Last November, the Exiting the EU Select Committee in the other place took evidence from the Brexit Infrastructure Group, led by Sir John Armitt, the past president of the Institution of Civil Engineers that to deliver all those things in a timely fashion, the construction industry needs to expand its capacity by 35% over the next decade. To deliver the Government’s investment programme, the construction industry has to grow by 35%. But to deliver the Government’s hard Brexit policy, cutting all access to EU 27 workers, would cause it to shrink by 9%.

Construction is bigger than aerospace and vehicle manufacture combined, contributing around 8% of UK GDP, but of course enabling far more. According to the ONS it employed 200,000 EU 27 workers in 2016—9% of its labour force. In London, EU 27 workers form 54% of the construction workforce, at every level, from top engineers and designers to site labourers. Just to maintain current construction output, EU 27 labour is essential, and the first step must therefore be to safeguard the position of those already here if output is not to decline steeply. To deliver the Government’s infrastructure and housing targets will require more migrant workers, not fewer.

However, that is not all. UK construction projects benefit from the tariff-free flow of goods from the EU 27, with one-third of all materials and construction products, including 90% of timber, imported from them. Therefore the mutual recognition of standards and qualifications, and a zero tariff, should be taken as givens in maintaining frictionless trade with the EU, and as essential if the construction sector is to grow in capacity and deliver the Government’s investment programme.
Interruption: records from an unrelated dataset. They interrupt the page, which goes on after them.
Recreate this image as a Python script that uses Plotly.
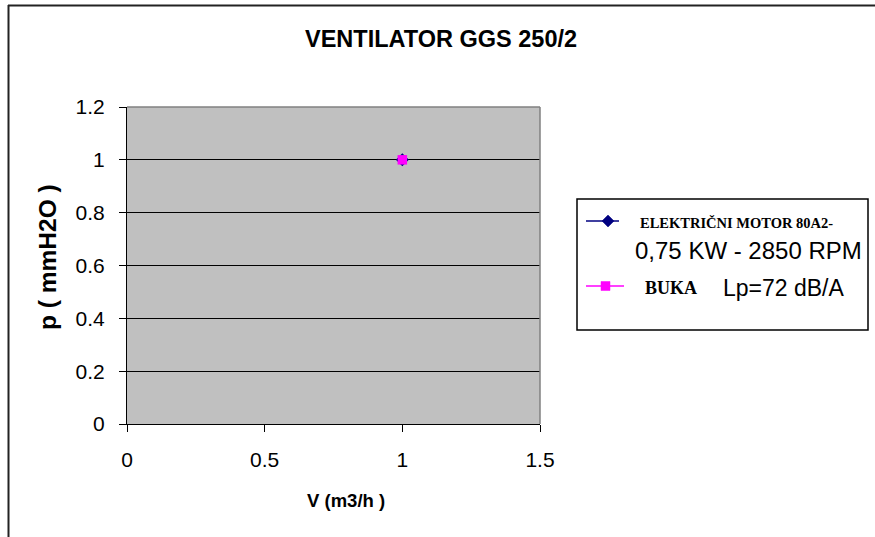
import plotly.graph_objects as go

# Data
motor_x = [1]
motor_y = [1]
buka_x = [1]
buka_y = [1]
x_ticks = [0, 0.5, 1, 1.5]
y_ticks = [0, 0.2, 0.4, 0.6, 0.8, 1, 1.2]
title = "VENTILATOR GGS 250/2"
x_title = "V (m3/h )"
y_title = "p ( mmH2O )"
legend_motor_1 = "ELEKTRIČNI MOTOR 80A2-"
legend_motor_2 = "0,75 KW - 2850 RPM"
legend_buka_1 = "BUKA"
legend_buka_2 = "Lp=72 dB/A"

W, H = 875, 537
L, R, T, B = 127, 540, 107, 424

def px(x):
    return (x - L) / (R - L)

def py(y):
    return (B - y) / (B - T)

fig = go.Figure()
fig.add_trace(go.Scatter(x=motor_x, y=motor_y, mode="markers",
                         marker=dict(symbol="diamond", size=10, color="#000080"),
                         showlegend=False, hoverinfo="skip"))
fig.add_trace(go.Scatter(x=buka_x, y=buka_y, mode="markers",
                         marker=dict(symbol="square", size=9.5, color="#FF00FF"),
                         showlegend=False, hoverinfo="skip"))

sans = "Liberation Sans, Arial, sans-serif"
serif = "Liberation Serif, Times New Roman, serif"

fig.update_layout(
    width=W, height=H,
    margin=dict(l=L, r=W - R, t=T, b=H - B),
    paper_bgcolor="white",
    plot_bgcolor="#c0c0c0",
    showlegend=False,
    xaxis=dict(range=[0, 1.5], tickvals=x_ticks, ticktext=[str(v) for v in x_ticks],
               showgrid=False, zeroline=False, showline=True, linecolor="black", linewidth=1,
               ticks="outside", ticklen=7, tickcolor="black", ticklabelstandoff=10,
               tickfont=dict(family=sans, size=21, color="black")),
    yaxis=dict(range=[0, 1.2], tickvals=y_ticks, ticktext=[str(v) for v in y_ticks],
               showgrid=True, gridcolor="black", gridwidth=1, zeroline=False,
               showline=True, linecolor="black", linewidth=1,
               ticks="outside", ticklen=7, tickcolor="black", ticklabelstandoff=10,
               tickfont=dict(family=sans, size=21, color="black")),
)

shapes = []
# Plot area top & right border (gray)
shapes.append(dict(type="line", xref="paper", yref="paper", x0=0, x1=1, y0=1, y1=1,
                   line=dict(color="#808080", width=1.5)))
shapes.append(dict(type="line", xref="paper", yref="paper", x0=1, x1=1, y0=0, y1=1,
                   line=dict(color="#808080", width=1.5)))
# Chart frame: top & left
shapes.append(dict(type="line", xref="paper", yref="paper", x0=px(8), x1=px(875), y0=py(5.5), y1=py(5.5),
                   line=dict(color="#222222", width=2)))
shapes.append(dict(type="line", xref="paper", yref="paper", x0=px(8.5), x1=px(8.5), y0=py(5), y1=py(537),
                   line=dict(color="#222222", width=2)))
# Legend box
shapes.append(dict(type="rect", xref="paper", yref="paper", x0=px(577), x1=px(868), y0=py(330), y1=py(199),
                   line=dict(color="black", width=1.5), fillcolor="white", layer="below"))
# Legend line 1
shapes.append(dict(type="line", xref="paper", yref="paper", x0=px(586), x1=px(619), y0=py(221), y1=py(221),
                   line=dict(color="#000080", width=1.5)))
shapes.append(dict(type="path", xref="paper", yref="paper",
                   path="M {} {} L {} {} L {} {} L {} {} Z".format(px(608), py(215), px(614), py(221), px(608), py(227), px(602), py(221)),
                   fillcolor="#000080", line=dict(color="#000080", width=0.5)))
# Legend line 2
shapes.append(dict(type="line", xref="paper", yref="paper", x0=px(586), x1=px(624), y0=py(286), y1=py(286),
                   line=dict(color="#FF00FF", width=1.5)))
shapes.append(dict(type="rect", xref="paper", yref="paper", x0=px(601), x1=px(610), y0=py(290.5), y1=py(281.5),
                   fillcolor="#FF00FF", line=dict(color="#FF00FF", width=0.5)))
fig.update_layout(shapes=shapes)

ann = [
    dict(text="<b>" + title + "</b>", x=px(441), y=py(39), xanchor="center", yanchor="middle",
         font=dict(family=sans, size=23.5, color="black")),
    dict(text="<b>" + x_title + "</b>", x=px(346), y=py(500), xanchor="center", yanchor="middle",
         font=dict(family=sans, size=18.5, color="black")),
    dict(text="<b>" + y_title + "</b>", x=px(47), y=py(257), xanchor="center", yanchor="middle",
         textangle=-90, font=dict(family=sans, size=24.5, color="black")),
    dict(text="<b>" + legend_motor_1 + "</b>", x=px(638), y=py(223), xanchor="left", yanchor="middle",
         font=dict(family=serif, size=14.5, color="black")),
    dict(text=legend_motor_2, x=px(633), y=py(250), xanchor="left", yanchor="middle",
         font=dict(family=sans, size=24, color="black")),
    dict(text="<b>" + legend_buka_1 + "</b>", x=px(643), y=py(288), xanchor="left", yanchor="middle",
         font=dict(family=serif, size=18, color="black")),
    dict(text=legend_buka_2, x=px(721), y=py(288), xanchor="left", yanchor="middle",
         font=dict(family=sans, size=23, color="black")),
]
for a in ann:
    a.update(xref="paper", yref="paper", showarrow=False)
fig.update_layout(annotations=ann)

fig.write_html("out.html", config={"displayModeBar": False},
               post_script="document.body.style.margin='0px';")
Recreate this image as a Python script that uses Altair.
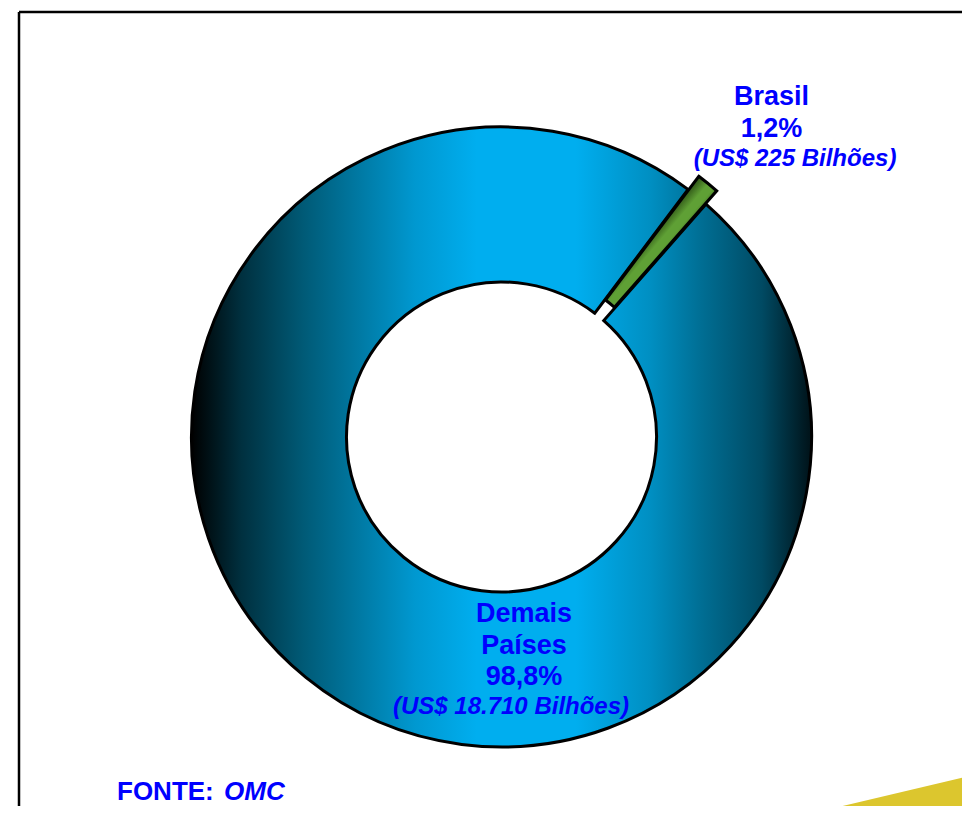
import math
import altair as alt
import pandas as pd

# ---------------- data ----------------
categories = ["Brasil", "Demais Países"]
values_bn = [225, 18710]                      # US$ bilhões
main_labels = ["Brasil\n1,2%", "Demais\nPaíses\n98,8%"]
sub_labels = ["(US$ 225 Bilhões)", "(US$ 18.710 Bilhões)"]
source_label = "FONTE:"
source_name = "OMC"

total = sum(values_bn)
df = pd.DataFrame({
    "cat": categories,
    "value": values_bn,
    "order": list(range(len(categories))),
    "main": main_labels,
    "sub": sub_labels,
})

# ---------------- layout / style ----------------
W, H = 954, 798
CX, CY = 493.5, 429
R_OUT, R_IN = 310, 155
START = math.radians(37.0)
EXPLODE = 17
FONT = "Liberation Sans"
BLUE_TXT = "#0000FF"

frac_br = values_bn[0] / total
mid = START + math.pi * frac_br
BX = CX + EXPLODE * math.sin(mid)
BY = CY - EXPLODE * math.cos(mid)

blue_grad = {
    "gradient": "linear", "x1": 0, "y1": 0, "x2": 1, "y2": 0,
    "stops": [
        {"offset": 0.0, "color": "#000000"},
        {"offset": 0.08, "color": "#00303f"},
        {"offset": 0.18, "color": "#005a76"},
        {"offset": 0.36, "color": "#0098d0"},
        {"offset": 0.46, "color": "#00aeef"},
        {"offset": 0.62, "color": "#00aeef"},
        {"offset": 0.74, "color": "#008fc2"},
        {"offset": 0.82, "color": "#006f95"},
        {"offset": 0.92, "color": "#004a63"},
        {"offset": 1.0, "color": "#001218"},
    ],
}
green_grad = {
    "gradient": "linear", "x1": 0, "y1": 0, "x2": 1, "y2": 1,
    "stops": [
        {"offset": 0.0, "color": "#142608"},
        {"offset": 0.42, "color": "#2d5216"},
        {"offset": 0.49, "color": "#5fa035"},
        {"offset": 0.53, "color": "#5fa035"},
        {"offset": 0.6, "color": "#2d5216"},
        {"offset": 1.0, "color": "#142608"},
    ],
}

theta_scale = alt.Scale(domain=[0, total], range=[START, START + 2 * math.pi])

base = alt.Chart(df).transform_stack(
    stack="value", as_=["t0", "t1"], groupby=[],
    sort=[alt.SortField("order", order="ascending")],
)

demais = base.transform_filter(alt.datum.cat == categories[1]).mark_arc(
    outerRadius=R_OUT, innerRadius=R_IN, fill=blue_grad,
    stroke="black", strokeWidth=3,
).encode(
    theta=alt.Theta("t0:Q", scale=theta_scale),
    theta2=alt.Theta2("t1"),
    x=alt.value(CX), y=alt.value(CY),
)

brasil = base.transform_filter(alt.datum.cat == categories[0]).mark_arc(
    outerRadius=R_OUT, innerRadius=R_IN, fill=green_grad,
    stroke="black", strokeWidth=3,
).encode(
    theta=alt.Theta("t0:Q", scale=theta_scale),
    theta2=alt.Theta2("t1"),
    x=alt.value(BX), y=alt.value(BY),
)

one = pd.DataFrame({"k": [0]})

frame_top = alt.Chart(one).mark_rule(color="black", strokeWidth=2.5).encode(
    x=alt.value(11), x2=alt.value(W + 10), y=alt.value(4))
frame_left = alt.Chart(one).mark_rule(color="black", strokeWidth=2.5).encode(
    x=alt.value(11), y=alt.value(4), y2=alt.value(H + 10))

yellow = alt.Chart(one).mark_arc(fill="#DCC62E", outerRadius=260, innerRadius=0).encode(
    theta=alt.value(1.339), theta2=alt.value(math.pi),
    x=alt.value(805), y=alt.value(805))

def label(cat, field, x, y, size, italic, line_h=32):
    kw = dict(font=FONT, fontSize=size, fontWeight="bold", color=BLUE_TXT,
              align="center", baseline="alphabetic", lineBreak="\n", lineHeight=line_h)
    if italic:
        kw["fontStyle"] = "italic"
    return alt.Chart(df).transform_filter(alt.datum.cat == cat).mark_text(**kw).encode(
        text=f"{field}:N", x=alt.value(x), y=alt.value(y))

br_main = label(categories[0], "main", 763.5, 97, 27, False, 32)
br_sub = label(categories[0], "sub", 787, 158, 24, True)
dm_main = label(categories[1], "main", 516, 614, 27, False, 31.5)
dm_sub = label(categories[1], "sub", 503, 706, 24, True)

src = pd.DataFrame({"a": [source_label], "b": [source_name]})
src1 = alt.Chart(src).mark_text(font=FONT, fontSize=26, fontWeight="bold", color=BLUE_TXT,
                                align="left", baseline="alphabetic").encode(
    text="a:N", x=alt.value(109), y=alt.value(792))
src2 = alt.Chart(src).mark_text(font=FONT, fontSize=26, fontWeight="bold", fontStyle="italic",
                                color=BLUE_TXT, align="left", baseline="alphabetic").encode(
    text="b:N", x=alt.value(216), y=alt.value(792))

chart = alt.layer(
    frame_top, frame_left, yellow, demais, brasil,
    br_main, br_sub, dm_main, dm_sub, src1, src2,
).properties(
    width=W, height=H, autosize="none", padding=0, background="white",
).configure_view(stroke=None)

chart.save("out.html", embed_options={"renderer": "svg", "actions": False})
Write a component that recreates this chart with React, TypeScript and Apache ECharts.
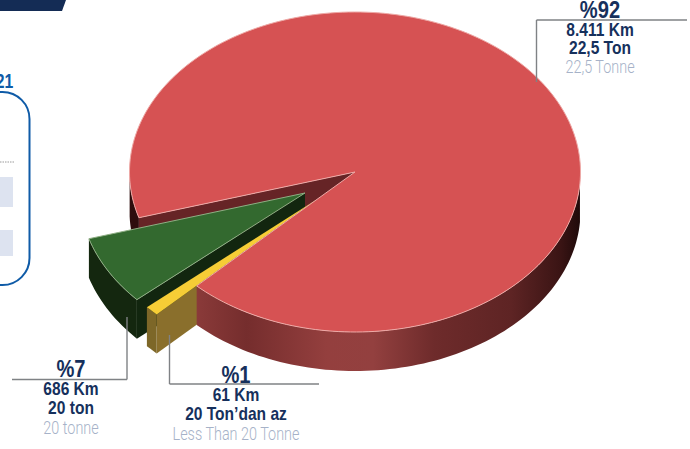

A hard Brexit will certainly not be frictionless for the construction industry.

The Government’s response to this so far has been to downgrade construction in their negotiating strategy. In a list of 50 industrial sectors—where the grades are essential, important and low priority—construction appears as low priority, while the Government’s industrial strategy White Paper is silent on how to recruit and skill up the UK workforce needed to replace the 70,000 construction workers who retire each year, let alone how to plug the 200,000 gap when the EU 27 workers leave—and the 35% increase in capacity to deliver the Government’s infrastructure and housing objectives comes on top of that. A hard Brexit will cripple the construction industry and will leave the UK diminished and hamstrung. This Bill should go no further.